>> START SUPPLIED INFORMATION

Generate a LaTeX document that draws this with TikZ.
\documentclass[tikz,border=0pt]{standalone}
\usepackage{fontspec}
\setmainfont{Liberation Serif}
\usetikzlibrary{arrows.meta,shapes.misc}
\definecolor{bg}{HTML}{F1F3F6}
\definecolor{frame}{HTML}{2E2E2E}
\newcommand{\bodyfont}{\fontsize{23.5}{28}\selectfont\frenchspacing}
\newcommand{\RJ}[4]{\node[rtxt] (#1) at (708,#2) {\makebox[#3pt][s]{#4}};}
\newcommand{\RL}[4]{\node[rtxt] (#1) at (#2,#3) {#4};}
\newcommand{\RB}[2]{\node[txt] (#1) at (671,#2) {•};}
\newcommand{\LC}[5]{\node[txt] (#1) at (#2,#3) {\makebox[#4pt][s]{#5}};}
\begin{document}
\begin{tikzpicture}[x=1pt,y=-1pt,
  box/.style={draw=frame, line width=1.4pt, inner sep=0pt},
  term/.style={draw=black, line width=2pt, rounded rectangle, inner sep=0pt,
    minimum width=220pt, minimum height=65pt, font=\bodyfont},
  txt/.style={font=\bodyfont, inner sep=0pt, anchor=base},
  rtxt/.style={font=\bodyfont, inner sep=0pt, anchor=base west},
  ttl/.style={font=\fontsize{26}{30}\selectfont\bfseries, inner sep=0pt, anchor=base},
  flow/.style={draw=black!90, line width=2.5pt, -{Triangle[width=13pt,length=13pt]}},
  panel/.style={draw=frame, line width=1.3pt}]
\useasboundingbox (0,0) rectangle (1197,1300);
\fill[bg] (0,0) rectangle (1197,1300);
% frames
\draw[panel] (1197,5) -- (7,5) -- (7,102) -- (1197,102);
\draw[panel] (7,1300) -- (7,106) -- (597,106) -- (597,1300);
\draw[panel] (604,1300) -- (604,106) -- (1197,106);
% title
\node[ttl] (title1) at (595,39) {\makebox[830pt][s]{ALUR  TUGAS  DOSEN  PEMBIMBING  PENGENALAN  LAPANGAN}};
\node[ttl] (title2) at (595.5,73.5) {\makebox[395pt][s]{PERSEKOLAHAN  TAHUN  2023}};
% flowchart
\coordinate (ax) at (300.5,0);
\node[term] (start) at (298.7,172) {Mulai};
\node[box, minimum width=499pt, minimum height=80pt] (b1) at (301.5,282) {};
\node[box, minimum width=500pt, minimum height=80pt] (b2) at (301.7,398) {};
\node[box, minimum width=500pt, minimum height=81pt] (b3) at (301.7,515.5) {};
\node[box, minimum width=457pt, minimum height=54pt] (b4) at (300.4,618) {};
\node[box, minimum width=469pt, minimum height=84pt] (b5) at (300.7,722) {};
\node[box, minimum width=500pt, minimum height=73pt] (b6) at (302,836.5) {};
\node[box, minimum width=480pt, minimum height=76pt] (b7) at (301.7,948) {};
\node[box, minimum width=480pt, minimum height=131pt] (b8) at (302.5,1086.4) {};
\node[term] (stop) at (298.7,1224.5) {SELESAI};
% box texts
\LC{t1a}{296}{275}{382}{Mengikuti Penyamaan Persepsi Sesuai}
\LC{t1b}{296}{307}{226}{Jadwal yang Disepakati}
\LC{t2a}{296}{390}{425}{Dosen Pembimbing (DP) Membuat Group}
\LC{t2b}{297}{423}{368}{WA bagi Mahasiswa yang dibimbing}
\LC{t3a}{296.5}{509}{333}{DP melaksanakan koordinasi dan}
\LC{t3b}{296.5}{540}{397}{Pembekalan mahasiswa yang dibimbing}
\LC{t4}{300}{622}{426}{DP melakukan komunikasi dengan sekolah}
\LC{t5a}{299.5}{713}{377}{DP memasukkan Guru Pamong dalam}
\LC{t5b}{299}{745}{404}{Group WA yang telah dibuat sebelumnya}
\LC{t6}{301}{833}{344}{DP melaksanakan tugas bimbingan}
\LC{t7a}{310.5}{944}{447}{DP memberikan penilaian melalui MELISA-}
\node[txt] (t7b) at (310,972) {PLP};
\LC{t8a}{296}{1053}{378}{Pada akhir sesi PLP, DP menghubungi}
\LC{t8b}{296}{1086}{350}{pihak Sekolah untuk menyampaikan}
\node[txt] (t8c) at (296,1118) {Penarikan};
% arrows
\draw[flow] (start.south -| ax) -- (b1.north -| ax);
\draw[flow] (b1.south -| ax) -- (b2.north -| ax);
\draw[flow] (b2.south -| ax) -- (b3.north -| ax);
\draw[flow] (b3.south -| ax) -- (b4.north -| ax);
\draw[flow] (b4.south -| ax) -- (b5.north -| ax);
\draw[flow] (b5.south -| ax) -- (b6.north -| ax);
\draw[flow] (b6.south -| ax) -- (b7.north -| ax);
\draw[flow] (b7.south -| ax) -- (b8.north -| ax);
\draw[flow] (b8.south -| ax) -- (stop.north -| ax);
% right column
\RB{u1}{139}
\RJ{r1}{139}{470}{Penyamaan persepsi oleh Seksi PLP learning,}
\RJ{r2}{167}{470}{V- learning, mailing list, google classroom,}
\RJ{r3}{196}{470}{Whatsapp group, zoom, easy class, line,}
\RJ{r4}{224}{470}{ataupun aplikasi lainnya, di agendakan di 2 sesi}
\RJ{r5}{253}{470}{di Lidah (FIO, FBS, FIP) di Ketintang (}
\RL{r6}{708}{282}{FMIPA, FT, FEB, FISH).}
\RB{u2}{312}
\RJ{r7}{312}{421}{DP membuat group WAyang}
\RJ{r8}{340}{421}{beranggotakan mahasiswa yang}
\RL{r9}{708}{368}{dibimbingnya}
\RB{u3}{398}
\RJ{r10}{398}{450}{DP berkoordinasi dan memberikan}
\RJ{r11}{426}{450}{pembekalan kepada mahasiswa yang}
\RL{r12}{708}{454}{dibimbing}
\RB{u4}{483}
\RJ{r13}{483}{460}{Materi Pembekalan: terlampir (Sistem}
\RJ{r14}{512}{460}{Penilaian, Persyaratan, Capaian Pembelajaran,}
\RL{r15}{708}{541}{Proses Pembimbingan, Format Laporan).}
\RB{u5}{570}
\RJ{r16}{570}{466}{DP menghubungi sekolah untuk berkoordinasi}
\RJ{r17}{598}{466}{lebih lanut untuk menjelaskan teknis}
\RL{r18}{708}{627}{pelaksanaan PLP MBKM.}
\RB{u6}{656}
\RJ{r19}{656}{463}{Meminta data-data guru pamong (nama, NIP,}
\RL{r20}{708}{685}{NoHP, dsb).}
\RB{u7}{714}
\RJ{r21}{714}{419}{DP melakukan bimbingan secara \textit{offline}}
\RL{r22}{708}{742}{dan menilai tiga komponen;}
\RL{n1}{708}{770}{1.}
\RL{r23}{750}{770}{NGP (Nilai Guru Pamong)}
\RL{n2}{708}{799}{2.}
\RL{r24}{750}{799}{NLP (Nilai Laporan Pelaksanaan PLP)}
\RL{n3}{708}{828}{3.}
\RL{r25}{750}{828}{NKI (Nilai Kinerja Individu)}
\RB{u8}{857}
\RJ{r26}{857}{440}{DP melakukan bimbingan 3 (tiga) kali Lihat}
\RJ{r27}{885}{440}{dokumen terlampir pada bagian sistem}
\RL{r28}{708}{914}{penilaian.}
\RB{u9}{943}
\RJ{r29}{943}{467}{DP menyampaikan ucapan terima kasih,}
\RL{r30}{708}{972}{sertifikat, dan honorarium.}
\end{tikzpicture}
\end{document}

>> END SUPPLIED INFORMATION
>> START SUPPLIED INFORMATION

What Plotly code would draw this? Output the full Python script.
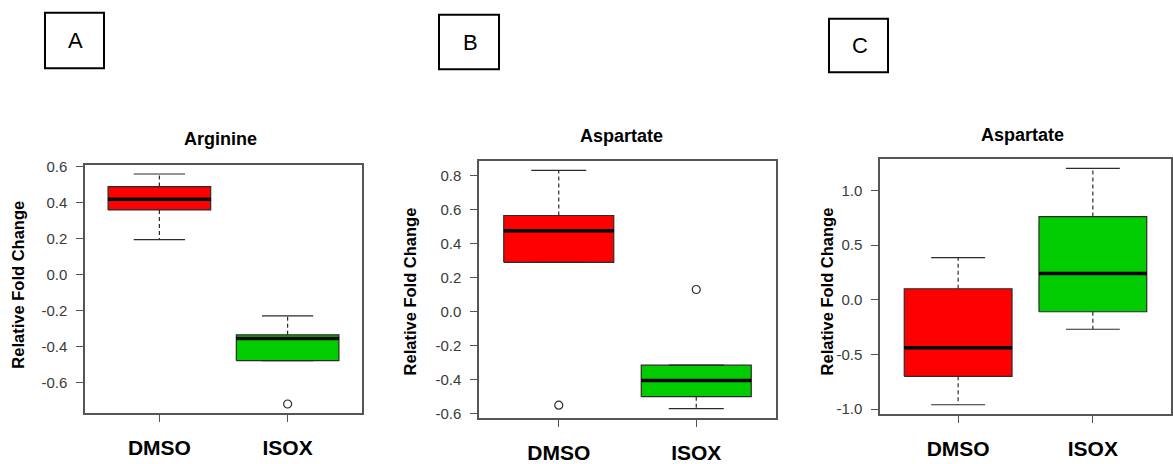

>> END SUPPLIED INFORMATION

THE EXERCISE: Only lines that contain the word "this" are wanted; copy each of them.

SOLUTION TO THE EXERCISE:
Generate a LaTeX document that draws this with TikZ.
What Plotly code would draw this? Output the full Python script.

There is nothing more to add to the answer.